Stops took place Tuesday at Sandspit, Skidegate and Queen Charlotte City on Haida Gwaii, also known as the Queen Charlotte Islands, before the flame was put aboard an Air North plane at Comox for a hop to Whitehorse, the Yukon capital.

Community celebration

The torch arrived at 3 p.m.
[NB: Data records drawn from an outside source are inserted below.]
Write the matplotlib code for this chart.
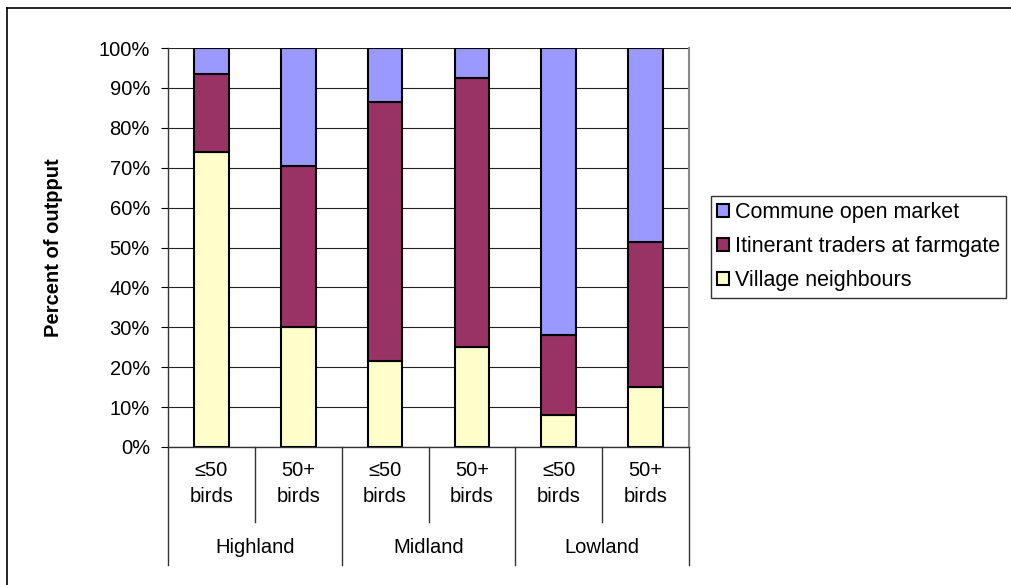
import numpy as np
import matplotlib.pyplot as plt
from matplotlib.lines import Line2D
from matplotlib.patches import Patch

plt.rcParams['font.family'] = ['Liberation Sans', 'DejaVu Sans']

sub_labels = ['≤50\nbirds', '50+\nbirds', '≤50\nbirds', '50+\nbirds', '≤50\nbirds', '50+\nbirds']
groups = ['Highland', 'Midland', 'Lowland']
series = ['Village neighbours', 'Itinerant traders at farmgate', 'Commune open market']
village = [74, 30, 21.5, 25, 8, 15]
itinerant = [19.5, 40.5, 65, 67.5, 20, 36.5]
commune = [6.5, 29.5, 13.5, 7.5, 72, 48.5]
colors = ['#FFFFCC', '#993366', '#9999FF']

fs = 14.5
W, H = 1012, 585
fig = plt.figure(figsize=(W/100, H/100), dpi=100)
ax = fig.add_axes([168/W, (H-447)/H, (689-168)/W, (447-48)/H])

x = np.arange(len(sub_labels))
bottom = np.zeros(len(x))
for vals, col, name in zip([village, itinerant, commune], colors, series):
    ax.bar(x, vals, 0.4, bottom=bottom, color=col, edgecolor='black', linewidth=1.5, label=name, zorder=3)
    bottom += np.array(vals)

ax.set_xlim(-0.5, 5.5)
ax.set_ylim(0, 100)
ax.set_yticks(np.arange(0, 101, 10))
ax.set_yticklabels(['%d%%' % v for v in range(0, 101, 10)], fontsize=fs)
ax.yaxis.grid(True, color='#222222', linewidth=0.8, zorder=0)
ax.tick_params(axis='y', length=5, width=0.8, direction='out', pad=8)
ax.set_xticks([])
for s in ['left', 'bottom']:
    ax.spines[s].set_color('#333333')
    ax.spines[s].set_linewidth(1)
ax.spines['right'].set_color('#888888')
ax.spines['right'].set_linewidth(1.5)
ax.spines['top'].set_visible(False)

ax.set_ylabel('Percent of outpput', fontsize=fs, fontweight='bold')
ax.yaxis.set_label_coords(-0.202, 0.5)

# multi-level category axis
tr = ax.get_xaxis_transform()
for i in range(len(x) + 1):
    xp = i - 0.5
    if i % 2 == 0:
        y1 = -0.296
    else:
        y1 = -0.188
    ax.add_line(Line2D([xp, xp], [0, y1], transform=tr, color='#333333', linewidth=1, clip_on=False))
for i, lab in enumerate(sub_labels):
    top, bot = lab.split('\n')
    ax.text(x[i], -0.058, top, transform=tr, ha='center', va='center', fontsize=fs)
    ax.text(x[i], -0.125, bot, transform=tr, ha='center', va='center', fontsize=fs)
for g, name in enumerate(groups):
    ax.text(2*g + 0.5, -0.252, name, transform=tr, ha='center', va='center', fontsize=fs)

handles = [Patch(facecolor=colors[i], edgecolor='black', linewidth=1.5) for i in [2, 1, 0]]
leg = fig.legend(handles, [series[i] for i in [2, 1, 0]], loc='upper left',
                 bbox_to_anchor=(711/W, (H-196)/H), fontsize=15.5, frameon=True,
                 fancybox=False, handlelength=0.55, handleheight=0.55, handletextpad=0.25,
                 borderpad=0.3, labelspacing=0.6, borderaxespad=0)
leg.get_frame().set_edgecolor('black')
leg.get_frame().set_linewidth(1)

# chart border (left and top)
fig.add_artist(Line2D([7/W, 7/W], [0, (H-8)/H], transform=fig.transFigure, color='black', linewidth=1.2))
fig.add_artist(Line2D([7/W, 1], [(H-8)/H, (H-8)/H], transform=fig.transFigure, color='black', linewidth=1.2))

fig.savefig('out.png', dpi=100)
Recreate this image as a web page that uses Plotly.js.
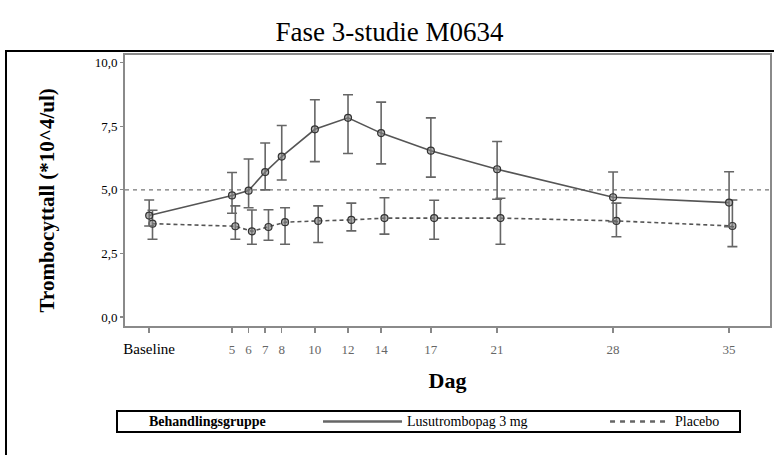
<!DOCTYPE html>
<html>
<head>
<meta charset="utf-8">
<script src="https://cdn.plot.ly/plotly-3.0.1.min.js"></script>
<style>html,body{margin:0;padding:0;background:#fff;}#chart{width:774px;height:455px;}</style>
</head>
<body>
<div id="chart"></div>
<script>
// Days (0 = Baseline)
var days = [0, 5, 6, 7, 8, 10, 12, 14, 17, 21, 28, 35];
var tickLabels = ['Baseline', '5', '6', '7', '8', '10', '12', '14', '17', '21', '28', '35'];

// Lusutrombopag 3 mg: mean and error bar limits (*10^4/ul)
var lusuMean  = [3.99, 4.78, 4.97, 5.70, 6.31, 7.38, 7.83, 7.23, 6.54, 5.81, 4.71, 4.50];
var lusuUpper = [4.60, 5.68, 6.21, 6.84, 7.53, 8.54, 8.74, 8.45, 7.83, 6.90, 5.70, 5.71];
var lusuLower = [3.58, 4.08, 4.30, 5.00, 5.39, 6.11, 6.43, 6.02, 5.50, 4.63, 3.75, 3.55];

// Placebo: mean and error bar limits
var placMean  = [3.67, 3.57, 3.37, 3.54, 3.73, 3.78, 3.82, 3.89, 3.89, 3.89, 3.78, 3.58];
var placUpper = [4.20, 4.37, 4.21, 4.22, 4.30, 4.37, 4.48, 4.69, 4.59, 4.67, 4.48, 4.60];
var placLower = [3.06, 3.06, 2.86, 3.02, 2.86, 2.93, 3.39, 3.26, 3.06, 2.86, 3.16, 2.77];

var refLevel = 5.0;

var seriesNames = ['Lusutrombopag 3 mg', 'Placebo'];
var legendTitle = 'Behandlingsgruppe';
var yTitle = 'Trombocyttall (*10^4/ul)';

var FONT = 'Liberation Serif';
var placOffset = 0.2; // small horizontal dodge for placebo markers

function diff(a, b) { return a.map(function (v, i) { return v - b[i]; }); }

var lineColor = '#555555';
var markerStyle = {symbol: 'circle', size: 7, color: 'rgba(130,130,130,0.6)', line: {color: '#333333', width: 1.2}};

var traceLusu = {
  type: 'scatter', mode: 'lines+markers', name: seriesNames[0],
  x: days, y: lusuMean,
  line: {color: lineColor, width: 1.6},
  marker: markerStyle,
  error_y: {type: 'data', symmetric: false, array: diff(lusuUpper, lusuMean), arrayminus: diff(lusuMean, lusuLower),
            color: '#666666', thickness: 1.6, width: 5},
  showlegend: false, cliponaxis: false
};
var tracePlac = {
  type: 'scatter', mode: 'lines+markers', name: seriesNames[1],
  x: days.map(function (d) { return d + placOffset; }), y: placMean,
  line: {color: lineColor, width: 1.6, dash: '4px,3px'},
  marker: markerStyle,
  error_y: {type: 'data', symmetric: false, array: diff(placUpper, placMean), arrayminus: diff(placMean, placLower),
            color: '#666666', thickness: 1.6, width: 5},
  showlegend: false, cliponaxis: false
};

var ticktext = tickLabels.map(function (t, i) {
  return i === 0 ? '<span style="fill:#000;font-size:15px">' + t + '</span>' : t;
});

var layout = {
  width: 774, height: 455,
  margin: {l: 125, r: 4, t: 55, b: 129},
  paper_bgcolor: '#ffffff', plot_bgcolor: '#ffffff',
  font: {family: FONT, color: '#000'},
  separators: ',.',
  title: {text: 'Fase 3-studie M0634', font: {family: FONT, size: 27, color: '#000'},
          xref: 'paper', x: 0.41, xanchor: 'center', yref: 'container', y: 0.93, yanchor: 'middle'},
  xaxis: {
    range: [-1.46, 37.47], showgrid: false, zeroline: false,
    tickmode: 'array', tickvals: days, ticktext: ticktext,
    ticks: 'outside', ticklen: 5, tickwidth: 1.5, tickcolor: '#888',
    tickfont: {family: FONT, size: 13, color: '#666'},
    ticklabelstandoff: 5,
    showline: true, mirror: true, linecolor: '#8a8a8a', linewidth: 2,
    title: {text: '<b>Dag</b>', font: {family: FONT, size: 22, color: '#000'}, standoff: 17}
  },
  yaxis: {
    range: [-0.35, 10.3], showgrid: false, zeroline: false,
    tickmode: 'array', tickvals: [0, 2.5, 5, 7.5, 10], tickformat: '.1f',
    ticks: 'outside', ticklen: 3, tickwidth: 1.2, tickcolor: '#888',
    tickfont: {family: FONT, size: 13, color: '#000'},
    showline: true, mirror: true, linecolor: '#8a8a8a', linewidth: 2
  },
  shapes: [
    // reference line
    {type: 'line', xref: 'paper', yref: 'y', x0: 0, x1: 1, y0: refLevel, y1: refLevel,
     line: {color: '#777', width: 1.3, dash: '4px,4px'}, layer: 'below'},
    // outer frame
    {type: 'rect', xref: 'paper', yref: 'paper', x0: -0.1845, x1: 1.03, y0: -0.5, y1: 1.0148,
     line: {color: '#000', width: 2}, fillcolor: 'rgba(0,0,0,0)'},
    // legend box
    {type: 'rect', xref: 'paper', yref: 'paper', x0: -0.0124, x1: 0.9535, y0: -0.391, y1: -0.3137,
     line: {color: '#000', width: 2}, fillcolor: 'rgba(0,0,0,0)'},
    // legend samples
    {type: 'line', xref: 'paper', yref: 'paper', x0: 0.307, x1: 0.4295, y0: -0.3524, y1: -0.3524,
     line: {color: '#666', width: 2.5}},
    {type: 'line', xref: 'paper', yref: 'paper', x0: 0.752, x1: 0.845, y0: -0.3524, y1: -0.3524,
     line: {color: '#666', width: 2.5, dash: '5px,5px'}}
  ],
  annotations: [
    // y-axis title (rotated)
    {text: '<b>' + yTitle + '</b>', xref: 'paper', yref: 'paper', x: -0.1194, y: 0.4631,
     xanchor: 'center', yanchor: 'middle', textangle: -90, showarrow: false,
     font: {family: FONT, size: 21, color: '#000'}},
    {text: '<b>' + legendTitle + '</b>', xref: 'paper', yref: 'paper', x: 0.0341, y: -0.3524,
     xanchor: 'left', yanchor: 'middle', showarrow: false, font: {family: FONT, size: 14, color: '#000'}},
    {text: seriesNames[0], xref: 'paper', yref: 'paper', x: 0.434, y: -0.3524,
     xanchor: 'left', yanchor: 'middle', showarrow: false, font: {family: FONT, size: 14, color: '#000'}},
    {text: seriesNames[1], xref: 'paper', yref: 'paper', x: 0.8496, y: -0.3524,
     xanchor: 'left', yanchor: 'middle', showarrow: false, font: {family: FONT, size: 14, color: '#000'}}
  ]
};

Plotly.newPlot('chart', [tracePlac, traceLusu], layout, {displayModeBar: false, staticPlot: true});
</script>
</body>
</html>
PT in Whitehorse, where 67 residents took turns carrying it to the Kwanlin Dun First Nation from the Beringia Centre, then down Two Mile Hill and Industrial Road to Shipyards Park, for a community celebration.

In addition to 47 individuals, 20 members of the Kwanlin Koyotes — the First Nation's cross-country ski team — were involved in the relay to Shipyards Park.

Runners also carried the torch in Taku River Tlingit territory in the Yukon before wrapping up the day in Atlin, at the extreme northwestern corner of B.C.

The 45,000-kilometre relay began Friday in Victoria and will end Feb. 12 at the opening of the 2010 Winter Games in Vancouver.

On Wednesday, the torch will go back into the Yukon and stop in Dawson City and Old Crow — the territory's most northerly community — before crossing the border into Inuvik, N.W.T.

Later in the relay, the torch will head northward again to Alert, Nunavut, which claims to be the northernmost permanently inhabited community in the world.